* BEGIN *

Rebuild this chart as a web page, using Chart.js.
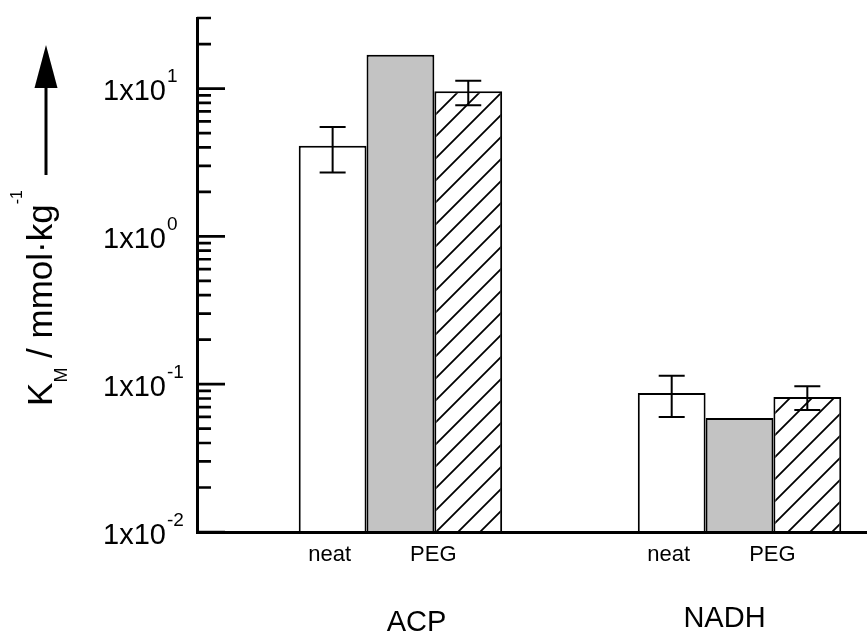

* END *
* BEGIN *

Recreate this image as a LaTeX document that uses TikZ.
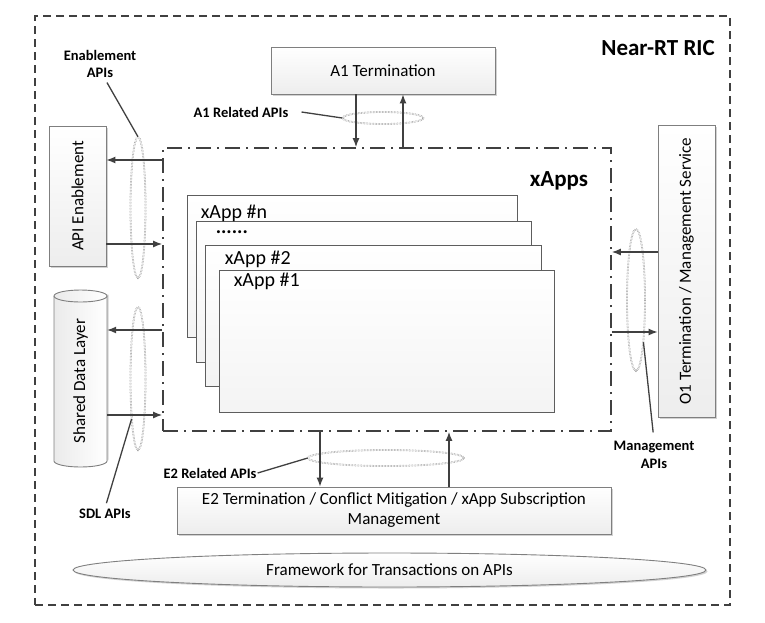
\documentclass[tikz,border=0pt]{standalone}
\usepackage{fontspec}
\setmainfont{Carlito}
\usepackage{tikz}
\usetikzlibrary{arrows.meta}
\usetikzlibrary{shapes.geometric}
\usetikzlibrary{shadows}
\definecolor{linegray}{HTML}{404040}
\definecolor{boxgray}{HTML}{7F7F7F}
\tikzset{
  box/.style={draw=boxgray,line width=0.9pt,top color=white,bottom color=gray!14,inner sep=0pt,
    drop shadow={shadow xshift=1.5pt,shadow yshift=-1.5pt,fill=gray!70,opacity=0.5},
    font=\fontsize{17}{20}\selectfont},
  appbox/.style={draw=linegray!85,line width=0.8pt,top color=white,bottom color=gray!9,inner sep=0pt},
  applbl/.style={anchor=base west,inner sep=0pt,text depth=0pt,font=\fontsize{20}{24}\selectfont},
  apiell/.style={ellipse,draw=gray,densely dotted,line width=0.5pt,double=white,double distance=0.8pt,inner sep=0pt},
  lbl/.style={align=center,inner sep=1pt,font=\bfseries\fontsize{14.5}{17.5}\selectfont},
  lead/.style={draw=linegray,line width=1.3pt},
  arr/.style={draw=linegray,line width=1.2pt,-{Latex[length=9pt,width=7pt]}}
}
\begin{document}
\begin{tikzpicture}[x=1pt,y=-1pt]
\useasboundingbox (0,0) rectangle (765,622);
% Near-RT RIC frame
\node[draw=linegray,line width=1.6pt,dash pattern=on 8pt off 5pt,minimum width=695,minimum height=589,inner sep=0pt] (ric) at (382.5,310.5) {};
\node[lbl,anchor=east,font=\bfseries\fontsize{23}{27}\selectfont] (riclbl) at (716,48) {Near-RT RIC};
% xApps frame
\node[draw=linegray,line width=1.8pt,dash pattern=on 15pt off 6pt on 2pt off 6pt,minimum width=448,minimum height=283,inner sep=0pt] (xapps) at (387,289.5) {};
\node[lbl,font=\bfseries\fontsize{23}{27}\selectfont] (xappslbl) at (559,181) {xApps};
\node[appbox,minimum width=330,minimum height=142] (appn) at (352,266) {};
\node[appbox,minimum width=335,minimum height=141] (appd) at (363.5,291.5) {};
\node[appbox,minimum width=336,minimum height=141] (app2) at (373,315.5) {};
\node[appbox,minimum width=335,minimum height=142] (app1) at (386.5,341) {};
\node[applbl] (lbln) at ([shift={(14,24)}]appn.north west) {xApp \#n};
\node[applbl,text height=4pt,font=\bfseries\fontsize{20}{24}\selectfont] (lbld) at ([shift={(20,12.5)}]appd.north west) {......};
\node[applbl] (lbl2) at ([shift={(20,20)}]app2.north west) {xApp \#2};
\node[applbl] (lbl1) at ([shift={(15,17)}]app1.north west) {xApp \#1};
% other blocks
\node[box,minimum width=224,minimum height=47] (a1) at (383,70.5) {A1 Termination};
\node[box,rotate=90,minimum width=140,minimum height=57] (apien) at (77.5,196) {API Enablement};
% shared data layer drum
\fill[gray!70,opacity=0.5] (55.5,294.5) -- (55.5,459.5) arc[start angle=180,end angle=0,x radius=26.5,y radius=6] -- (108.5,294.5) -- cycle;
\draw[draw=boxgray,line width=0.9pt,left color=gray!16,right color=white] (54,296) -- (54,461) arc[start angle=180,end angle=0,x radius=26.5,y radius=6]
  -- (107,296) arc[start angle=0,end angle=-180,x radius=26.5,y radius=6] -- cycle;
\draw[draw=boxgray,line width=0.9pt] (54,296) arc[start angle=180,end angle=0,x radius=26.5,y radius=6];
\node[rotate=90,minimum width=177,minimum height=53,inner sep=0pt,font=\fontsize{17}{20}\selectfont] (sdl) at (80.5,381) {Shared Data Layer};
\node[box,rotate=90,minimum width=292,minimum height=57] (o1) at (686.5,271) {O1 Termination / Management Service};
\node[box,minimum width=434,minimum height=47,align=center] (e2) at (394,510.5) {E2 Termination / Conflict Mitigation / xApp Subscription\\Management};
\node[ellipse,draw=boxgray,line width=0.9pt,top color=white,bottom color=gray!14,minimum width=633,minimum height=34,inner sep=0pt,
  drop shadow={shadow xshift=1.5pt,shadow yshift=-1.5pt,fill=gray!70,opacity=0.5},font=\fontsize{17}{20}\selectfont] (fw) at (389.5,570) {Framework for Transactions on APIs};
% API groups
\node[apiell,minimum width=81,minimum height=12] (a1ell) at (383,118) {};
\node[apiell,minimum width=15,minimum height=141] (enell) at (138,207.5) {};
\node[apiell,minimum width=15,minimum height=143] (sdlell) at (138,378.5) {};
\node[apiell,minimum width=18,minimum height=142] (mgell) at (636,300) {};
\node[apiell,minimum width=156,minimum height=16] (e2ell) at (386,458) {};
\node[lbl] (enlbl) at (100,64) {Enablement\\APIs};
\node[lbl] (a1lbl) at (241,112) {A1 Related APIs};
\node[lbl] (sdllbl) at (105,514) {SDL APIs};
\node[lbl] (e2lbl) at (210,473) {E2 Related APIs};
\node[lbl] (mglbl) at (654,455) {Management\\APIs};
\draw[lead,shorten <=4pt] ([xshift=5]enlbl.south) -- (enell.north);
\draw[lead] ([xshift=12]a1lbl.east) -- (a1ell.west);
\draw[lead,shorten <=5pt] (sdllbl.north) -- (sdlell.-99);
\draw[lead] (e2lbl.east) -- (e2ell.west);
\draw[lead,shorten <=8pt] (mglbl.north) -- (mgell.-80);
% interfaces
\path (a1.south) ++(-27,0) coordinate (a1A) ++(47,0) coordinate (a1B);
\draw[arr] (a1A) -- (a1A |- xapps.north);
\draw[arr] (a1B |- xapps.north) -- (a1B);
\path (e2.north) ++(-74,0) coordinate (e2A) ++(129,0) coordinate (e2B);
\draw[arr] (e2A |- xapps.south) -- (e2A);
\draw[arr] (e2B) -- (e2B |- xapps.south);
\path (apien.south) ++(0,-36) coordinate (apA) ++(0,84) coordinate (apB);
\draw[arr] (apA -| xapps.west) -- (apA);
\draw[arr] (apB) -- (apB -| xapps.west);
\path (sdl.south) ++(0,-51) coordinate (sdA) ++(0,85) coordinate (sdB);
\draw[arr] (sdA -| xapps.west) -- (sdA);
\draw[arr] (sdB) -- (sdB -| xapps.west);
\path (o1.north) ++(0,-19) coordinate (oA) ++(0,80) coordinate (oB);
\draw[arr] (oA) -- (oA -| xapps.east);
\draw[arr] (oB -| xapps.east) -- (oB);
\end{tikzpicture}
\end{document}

* END *

> [Exercise brief] In the material above, find each line that contains the word "this", and select it.

> [Worked solution]
Rebuild this chart as a web page, using Chart.js.
Recreate this image as a LaTeX document that uses TikZ.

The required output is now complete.